> _Aim of the task_
Will you give the material below again, every line exactly as it is?

> _Given data_
-=-=-=-=-

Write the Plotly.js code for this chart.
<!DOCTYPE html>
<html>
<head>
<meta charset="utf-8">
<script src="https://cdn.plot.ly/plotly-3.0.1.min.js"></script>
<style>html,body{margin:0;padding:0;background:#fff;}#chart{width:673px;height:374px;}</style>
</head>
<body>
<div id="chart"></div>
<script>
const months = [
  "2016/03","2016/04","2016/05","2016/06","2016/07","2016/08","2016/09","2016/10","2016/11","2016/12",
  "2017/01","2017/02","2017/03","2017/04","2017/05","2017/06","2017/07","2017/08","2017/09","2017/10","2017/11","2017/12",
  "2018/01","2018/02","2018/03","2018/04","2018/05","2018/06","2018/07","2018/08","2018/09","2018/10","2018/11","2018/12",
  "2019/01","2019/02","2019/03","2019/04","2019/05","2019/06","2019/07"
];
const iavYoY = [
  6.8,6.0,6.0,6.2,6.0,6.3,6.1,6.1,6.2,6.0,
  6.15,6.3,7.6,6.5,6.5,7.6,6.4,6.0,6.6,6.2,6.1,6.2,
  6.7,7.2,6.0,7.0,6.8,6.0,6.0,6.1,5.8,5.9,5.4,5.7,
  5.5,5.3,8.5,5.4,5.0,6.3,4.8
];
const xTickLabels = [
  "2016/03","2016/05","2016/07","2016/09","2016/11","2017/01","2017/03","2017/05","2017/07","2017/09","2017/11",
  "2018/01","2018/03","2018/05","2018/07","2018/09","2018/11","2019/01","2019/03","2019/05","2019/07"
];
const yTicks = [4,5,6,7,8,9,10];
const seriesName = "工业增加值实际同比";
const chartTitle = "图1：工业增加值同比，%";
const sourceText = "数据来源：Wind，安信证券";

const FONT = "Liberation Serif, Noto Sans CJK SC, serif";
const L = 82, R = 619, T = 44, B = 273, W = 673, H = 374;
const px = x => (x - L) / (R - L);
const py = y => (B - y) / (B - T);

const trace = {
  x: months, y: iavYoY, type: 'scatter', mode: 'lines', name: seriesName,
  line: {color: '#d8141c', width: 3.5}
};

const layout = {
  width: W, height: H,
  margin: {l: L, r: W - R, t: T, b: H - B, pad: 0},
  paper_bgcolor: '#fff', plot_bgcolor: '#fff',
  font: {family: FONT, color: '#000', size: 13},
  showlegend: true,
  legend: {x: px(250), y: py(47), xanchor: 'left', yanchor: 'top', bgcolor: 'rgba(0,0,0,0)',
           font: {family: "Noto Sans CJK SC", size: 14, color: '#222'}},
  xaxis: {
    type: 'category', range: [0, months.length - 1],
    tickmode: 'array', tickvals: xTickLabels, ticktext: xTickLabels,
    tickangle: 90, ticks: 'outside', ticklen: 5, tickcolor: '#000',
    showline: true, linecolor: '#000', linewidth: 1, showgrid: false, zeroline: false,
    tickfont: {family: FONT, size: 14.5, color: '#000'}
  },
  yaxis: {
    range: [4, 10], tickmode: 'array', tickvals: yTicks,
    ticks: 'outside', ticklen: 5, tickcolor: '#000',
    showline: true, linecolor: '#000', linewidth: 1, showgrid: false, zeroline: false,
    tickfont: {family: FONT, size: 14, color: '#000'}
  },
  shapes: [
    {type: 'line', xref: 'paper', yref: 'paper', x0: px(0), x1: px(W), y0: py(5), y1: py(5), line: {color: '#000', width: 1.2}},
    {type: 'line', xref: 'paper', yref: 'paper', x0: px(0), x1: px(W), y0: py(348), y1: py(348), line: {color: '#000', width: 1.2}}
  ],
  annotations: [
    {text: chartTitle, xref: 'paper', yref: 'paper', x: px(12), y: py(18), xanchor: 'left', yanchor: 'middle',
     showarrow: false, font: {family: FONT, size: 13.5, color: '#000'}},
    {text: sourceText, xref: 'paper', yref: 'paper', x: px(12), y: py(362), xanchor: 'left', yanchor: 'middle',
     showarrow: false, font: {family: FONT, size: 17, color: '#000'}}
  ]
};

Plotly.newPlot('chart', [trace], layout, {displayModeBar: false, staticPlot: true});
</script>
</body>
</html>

-=-=-=-=-

> _Answer to this problem_
Write the Plotly.js code for this chart.
<!DOCTYPE html>
<html>
<head>
<meta charset="utf-8">
<script src="https://cdn.plot.ly/plotly-3.0.1.min.js"></script>
<style>html,body{margin:0;padding:0;background:#fff;}#chart{width:673px;height:374px;}</style>
</head>
<body>
<div id="chart"></div>
<script>
const months = [
  "2016/03","2016/04","2016/05","2016/06","2016/07","2016/08","2016/09","2016/10","2016/11","2016/12",
  "2017/01","2017/02","2017/03","2017/04","2017/05","2017/06","2017/07","2017/08","2017/09","2017/10","2017/11","2017/12",
  "2018/01","2018/02","2018/03","2018/04","2018/05","2018/06","2018/07","2018/08","2018/09","2018/10","2018/11","2018/12",
  "2019/01","2019/02","2019/03","2019/04","2019/05","2019/06","2019/07"
];
const iavYoY = [
  6.8,6.0,6.0,6.2,6.0,6.3,6.1,6.1,6.2,6.0,
  6.15,6.3,7.6,6.5,6.5,7.6,6.4,6.0,6.6,6.2,6.1,6.2,
  6.7,7.2,6.0,7.0,6.8,6.0,6.0,6.1,5.8,5.9,5.4,5.7,
  5.5,5.3,8.5,5.4,5.0,6.3,4.8
];
const xTickLabels = [
  "2016/03","2016/05","2016/07","2016/09","2016/11","2017/01","2017/03","2017/05","2017/07","2017/09","2017/11",
  "2018/01","2018/03","2018/05","2018/07","2018/09","2018/11","2019/01","2019/03","2019/05","2019/07"
];
const yTicks = [4,5,6,7,8,9,10];
const seriesName = "工业增加值实际同比";
const chartTitle = "图1：工业增加值同比，%";
const sourceText = "数据来源：Wind，安信证券";

const FONT = "Liberation Serif, Noto Sans CJK SC, serif";
const L = 82, R = 619, T = 44, B = 273, W = 673, H = 374;
const px = x => (x - L) / (R - L);
const py = y => (B - y) / (B - T);

const trace = {
  x: months, y: iavYoY, type: 'scatter', mode: 'lines', name: seriesName,
  line: {color: '#d8141c', width: 3.5}
};

const layout = {
  width: W, height: H,
  margin: {l: L, r: W - R, t: T, b: H - B, pad: 0},
  paper_bgcolor: '#fff', plot_bgcolor: '#fff',
  font: {family: FONT, color: '#000', size: 13},
  showlegend: true,
  legend: {x: px(250), y: py(47), xanchor: 'left', yanchor: 'top', bgcolor: 'rgba(0,0,0,0)',
           font: {family: "Noto Sans CJK SC", size: 14, color: '#222'}},
  xaxis: {
    type: 'category', range: [0, months.length - 1],
    tickmode: 'array', tickvals: xTickLabels, ticktext: xTickLabels,
    tickangle: 90, ticks: 'outside', ticklen: 5, tickcolor: '#000',
    showline: true, linecolor: '#000', linewidth: 1, showgrid: false, zeroline: false,
    tickfont: {family: FONT, size: 14.5, color: '#000'}
  },
  yaxis: {
    range: [4, 10], tickmode: 'array', tickvals: yTicks,
    ticks: 'outside', ticklen: 5, tickcolor: '#000',
    showline: true, linecolor: '#000', linewidth: 1, showgrid: false, zeroline: false,
    tickfont: {family: FONT, size: 14, color: '#000'}
  },
  shapes: [
    {type: 'line', xref: 'paper', yref: 'paper', x0: px(0), x1: px(W), y0: py(5), y1: py(5), line: {color: '#000', width: 1.2}},
    {type: 'line', xref: 'paper', yref: 'paper', x0: px(0), x1: px(W), y0: py(348), y1: py(348), line: {color: '#000', width: 1.2}}
  ],
  annotations: [
    {text: chartTitle, xref: 'paper', yref: 'paper', x: px(12), y: py(18), xanchor: 'left', yanchor: 'middle',
     showarrow: false, font: {family: FONT, size: 13.5, color: '#000'}},
    {text: sourceText, xref: 'paper', yref: 'paper', x: px(12), y: py(362), xanchor: 'left', yanchor: 'middle',
     showarrow: false, font: {family: FONT, size: 17, color: '#000'}}
  ]
};

Plotly.newPlot('chart', [trace], layout, {displayModeBar: false, staticPlot: true});
</script>
</body>
</html>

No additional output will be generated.